▶ Short task: Word for word, transcribe the lines below and drop the pictures.
################
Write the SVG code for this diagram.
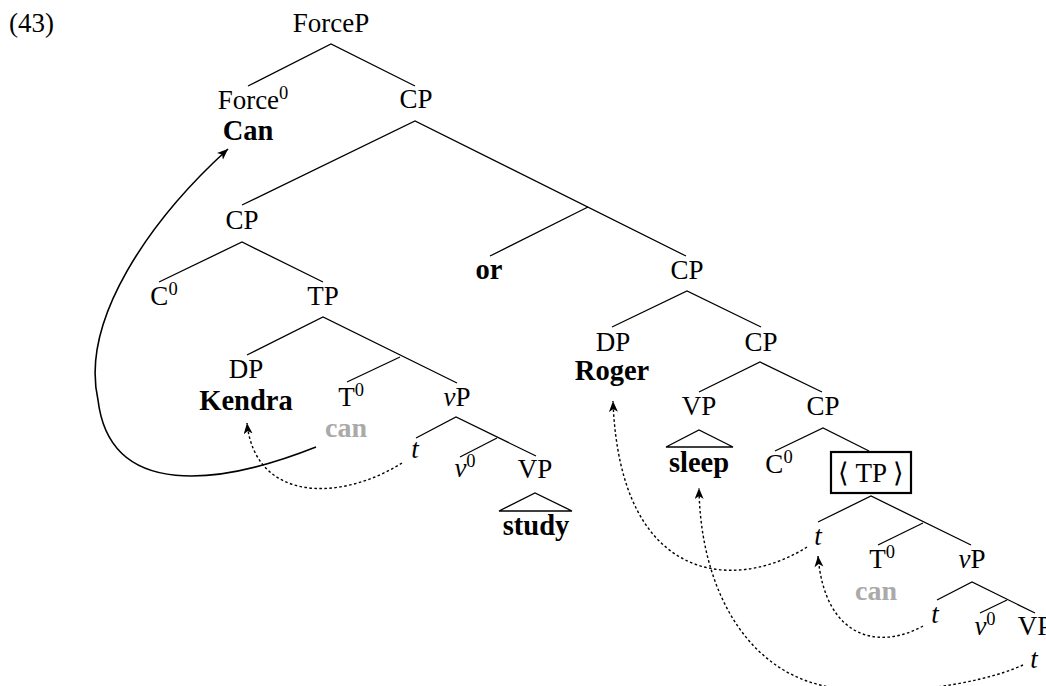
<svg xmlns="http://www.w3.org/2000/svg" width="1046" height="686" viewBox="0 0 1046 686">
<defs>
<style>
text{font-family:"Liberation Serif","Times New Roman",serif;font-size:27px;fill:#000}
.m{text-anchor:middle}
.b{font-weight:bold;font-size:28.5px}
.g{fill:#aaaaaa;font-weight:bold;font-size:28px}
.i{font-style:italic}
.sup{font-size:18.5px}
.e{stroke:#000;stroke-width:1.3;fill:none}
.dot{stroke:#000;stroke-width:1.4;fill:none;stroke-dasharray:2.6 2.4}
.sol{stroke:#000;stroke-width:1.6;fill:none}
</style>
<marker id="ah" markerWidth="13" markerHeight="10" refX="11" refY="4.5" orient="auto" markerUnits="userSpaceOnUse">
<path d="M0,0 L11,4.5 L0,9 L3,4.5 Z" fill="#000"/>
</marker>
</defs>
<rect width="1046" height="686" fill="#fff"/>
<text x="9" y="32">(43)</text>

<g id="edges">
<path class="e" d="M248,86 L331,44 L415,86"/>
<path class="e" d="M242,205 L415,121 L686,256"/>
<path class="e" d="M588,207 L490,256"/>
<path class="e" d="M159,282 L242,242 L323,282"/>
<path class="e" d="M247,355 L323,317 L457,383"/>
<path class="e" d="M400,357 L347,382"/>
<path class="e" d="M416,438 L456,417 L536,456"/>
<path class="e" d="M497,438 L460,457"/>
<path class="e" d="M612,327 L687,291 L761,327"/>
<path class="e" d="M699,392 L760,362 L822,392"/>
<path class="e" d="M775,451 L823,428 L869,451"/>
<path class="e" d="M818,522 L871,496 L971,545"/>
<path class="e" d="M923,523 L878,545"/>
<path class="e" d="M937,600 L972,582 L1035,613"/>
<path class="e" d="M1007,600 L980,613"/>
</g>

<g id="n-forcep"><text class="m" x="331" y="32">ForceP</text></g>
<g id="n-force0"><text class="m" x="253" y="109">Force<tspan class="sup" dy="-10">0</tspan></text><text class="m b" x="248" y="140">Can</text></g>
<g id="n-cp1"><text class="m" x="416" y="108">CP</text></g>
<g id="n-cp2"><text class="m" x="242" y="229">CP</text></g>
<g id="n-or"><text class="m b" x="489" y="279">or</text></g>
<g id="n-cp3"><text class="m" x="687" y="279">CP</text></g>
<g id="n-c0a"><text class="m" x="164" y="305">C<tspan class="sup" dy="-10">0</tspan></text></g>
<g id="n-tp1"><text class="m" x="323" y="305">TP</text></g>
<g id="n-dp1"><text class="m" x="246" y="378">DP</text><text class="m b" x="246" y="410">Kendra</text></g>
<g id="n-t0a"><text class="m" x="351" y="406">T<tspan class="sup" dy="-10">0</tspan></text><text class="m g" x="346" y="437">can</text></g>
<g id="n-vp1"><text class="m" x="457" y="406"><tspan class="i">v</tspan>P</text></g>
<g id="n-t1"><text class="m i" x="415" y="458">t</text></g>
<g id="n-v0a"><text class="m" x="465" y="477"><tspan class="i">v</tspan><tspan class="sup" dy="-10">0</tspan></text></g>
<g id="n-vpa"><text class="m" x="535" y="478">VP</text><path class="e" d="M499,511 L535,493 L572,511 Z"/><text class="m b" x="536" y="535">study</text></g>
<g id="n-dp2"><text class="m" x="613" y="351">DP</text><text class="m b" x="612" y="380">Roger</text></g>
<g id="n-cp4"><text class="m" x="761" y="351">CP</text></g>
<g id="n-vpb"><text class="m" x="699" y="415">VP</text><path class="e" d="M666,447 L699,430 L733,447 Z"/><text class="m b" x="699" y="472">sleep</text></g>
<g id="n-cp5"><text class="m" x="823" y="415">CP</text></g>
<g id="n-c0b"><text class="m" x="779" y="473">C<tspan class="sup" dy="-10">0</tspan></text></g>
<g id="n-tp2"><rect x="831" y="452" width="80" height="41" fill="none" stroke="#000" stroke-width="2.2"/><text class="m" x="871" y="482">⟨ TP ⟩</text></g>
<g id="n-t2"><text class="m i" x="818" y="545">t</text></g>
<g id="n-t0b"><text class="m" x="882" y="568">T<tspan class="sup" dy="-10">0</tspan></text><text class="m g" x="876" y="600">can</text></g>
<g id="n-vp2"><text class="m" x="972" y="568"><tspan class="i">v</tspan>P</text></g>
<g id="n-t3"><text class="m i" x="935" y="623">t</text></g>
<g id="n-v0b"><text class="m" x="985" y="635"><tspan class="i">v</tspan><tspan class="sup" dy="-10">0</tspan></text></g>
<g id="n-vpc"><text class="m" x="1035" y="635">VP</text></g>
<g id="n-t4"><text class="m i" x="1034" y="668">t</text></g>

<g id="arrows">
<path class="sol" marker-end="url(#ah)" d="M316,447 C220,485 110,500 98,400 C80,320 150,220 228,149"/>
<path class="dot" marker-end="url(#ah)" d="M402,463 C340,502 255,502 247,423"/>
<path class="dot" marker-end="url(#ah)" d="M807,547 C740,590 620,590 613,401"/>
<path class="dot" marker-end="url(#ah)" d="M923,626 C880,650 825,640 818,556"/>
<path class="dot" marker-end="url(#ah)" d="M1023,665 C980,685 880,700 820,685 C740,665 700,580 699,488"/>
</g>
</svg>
################
▶ Written solution:
Write the SVG code for this diagram.
<svg xmlns="http://www.w3.org/2000/svg" width="1046" height="686" viewBox="0 0 1046 686">
<defs>
<style>
text{font-family:"Liberation Serif","Times New Roman",serif;font-size:27px;fill:#000}
.m{text-anchor:middle}
.b{font-weight:bold;font-size:28.5px}
.g{fill:#aaaaaa;font-weight:bold;font-size:28px}
.i{font-style:italic}
.sup{font-size:18.5px}
.e{stroke:#000;stroke-width:1.3;fill:none}
.dot{stroke:#000;stroke-width:1.4;fill:none;stroke-dasharray:2.6 2.4}
.sol{stroke:#000;stroke-width:1.6;fill:none}
</style>
<marker id="ah" markerWidth="13" markerHeight="10" refX="11" refY="4.5" orient="auto" markerUnits="userSpaceOnUse">
<path d="M0,0 L11,4.5 L0,9 L3,4.5 Z" fill="#000"/>
</marker>
</defs>
<rect width="1046" height="686" fill="#fff"/>
<text x="9" y="32">(43)</text>

<g id="edges">
<path class="e" d="M248,86 L331,44 L415,86"/>
<path class="e" d="M242,205 L415,121 L686,256"/>
<path class="e" d="M588,207 L490,256"/>
<path class="e" d="M159,282 L242,242 L323,282"/>
<path class="e" d="M247,355 L323,317 L457,383"/>
<path class="e" d="M400,357 L347,382"/>
<path class="e" d="M416,438 L456,417 L536,456"/>
<path class="e" d="M497,438 L460,457"/>
<path class="e" d="M612,327 L687,291 L761,327"/>
<path class="e" d="M699,392 L760,362 L822,392"/>
<path class="e" d="M775,451 L823,428 L869,451"/>
<path class="e" d="M818,522 L871,496 L971,545"/>
<path class="e" d="M923,523 L878,545"/>
<path class="e" d="M937,600 L972,582 L1035,613"/>
<path class="e" d="M1007,600 L980,613"/>
</g>

<g id="n-forcep"><text class="m" x="331" y="32">ForceP</text></g>
<g id="n-force0"><text class="m" x="253" y="109">Force<tspan class="sup" dy="-10">0</tspan></text><text class="m b" x="248" y="140">Can</text></g>
<g id="n-cp1"><text class="m" x="416" y="108">CP</text></g>
<g id="n-cp2"><text class="m" x="242" y="229">CP</text></g>
<g id="n-or"><text class="m b" x="489" y="279">or</text></g>
<g id="n-cp3"><text class="m" x="687" y="279">CP</text></g>
<g id="n-c0a"><text class="m" x="164" y="305">C<tspan class="sup" dy="-10">0</tspan></text></g>
<g id="n-tp1"><text class="m" x="323" y="305">TP</text></g>
<g id="n-dp1"><text class="m" x="246" y="378">DP</text><text class="m b" x="246" y="410">Kendra</text></g>
<g id="n-t0a"><text class="m" x="351" y="406">T<tspan class="sup" dy="-10">0</tspan></text><text class="m g" x="346" y="437">can</text></g>
<g id="n-vp1"><text class="m" x="457" y="406"><tspan class="i">v</tspan>P</text></g>
<g id="n-t1"><text class="m i" x="415" y="458">t</text></g>
<g id="n-v0a"><text class="m" x="465" y="477"><tspan class="i">v</tspan><tspan class="sup" dy="-10">0</tspan></text></g>
<g id="n-vpa"><text class="m" x="535" y="478">VP</text><path class="e" d="M499,511 L535,493 L572,511 Z"/><text class="m b" x="536" y="535">study</text></g>
<g id="n-dp2"><text class="m" x="613" y="351">DP</text><text class="m b" x="612" y="380">Roger</text></g>
<g id="n-cp4"><text class="m" x="761" y="351">CP</text></g>
<g id="n-vpb"><text class="m" x="699" y="415">VP</text><path class="e" d="M666,447 L699,430 L733,447 Z"/><text class="m b" x="699" y="472">sleep</text></g>
<g id="n-cp5"><text class="m" x="823" y="415">CP</text></g>
<g id="n-c0b"><text class="m" x="779" y="473">C<tspan class="sup" dy="-10">0</tspan></text></g>
<g id="n-tp2"><rect x="831" y="452" width="80" height="41" fill="none" stroke="#000" stroke-width="2.2"/><text class="m" x="871" y="482">⟨ TP ⟩</text></g>
<g id="n-t2"><text class="m i" x="818" y="545">t</text></g>
<g id="n-t0b"><text class="m" x="882" y="568">T<tspan class="sup" dy="-10">0</tspan></text><text class="m g" x="876" y="600">can</text></g>
<g id="n-vp2"><text class="m" x="972" y="568"><tspan class="i">v</tspan>P</text></g>
<g id="n-t3"><text class="m i" x="935" y="623">t</text></g>
<g id="n-v0b"><text class="m" x="985" y="635"><tspan class="i">v</tspan><tspan class="sup" dy="-10">0</tspan></text></g>
<g id="n-vpc"><text class="m" x="1035" y="635">VP</text></g>
<g id="n-t4"><text class="m i" x="1034" y="668">t</text></g>

<g id="arrows">
<path class="sol" marker-end="url(#ah)" d="M316,447 C220,485 110,500 98,400 C80,320 150,220 228,149"/>
<path class="dot" marker-end="url(#ah)" d="M402,463 C340,502 255,502 247,423"/>
<path class="dot" marker-end="url(#ah)" d="M807,547 C740,590 620,590 613,401"/>
<path class="dot" marker-end="url(#ah)" d="M923,626 C880,650 825,640 818,556"/>
<path class="dot" marker-end="url(#ah)" d="M1023,665 C980,685 880,700 820,685 C740,665 700,580 699,488"/>
</g>
</svg>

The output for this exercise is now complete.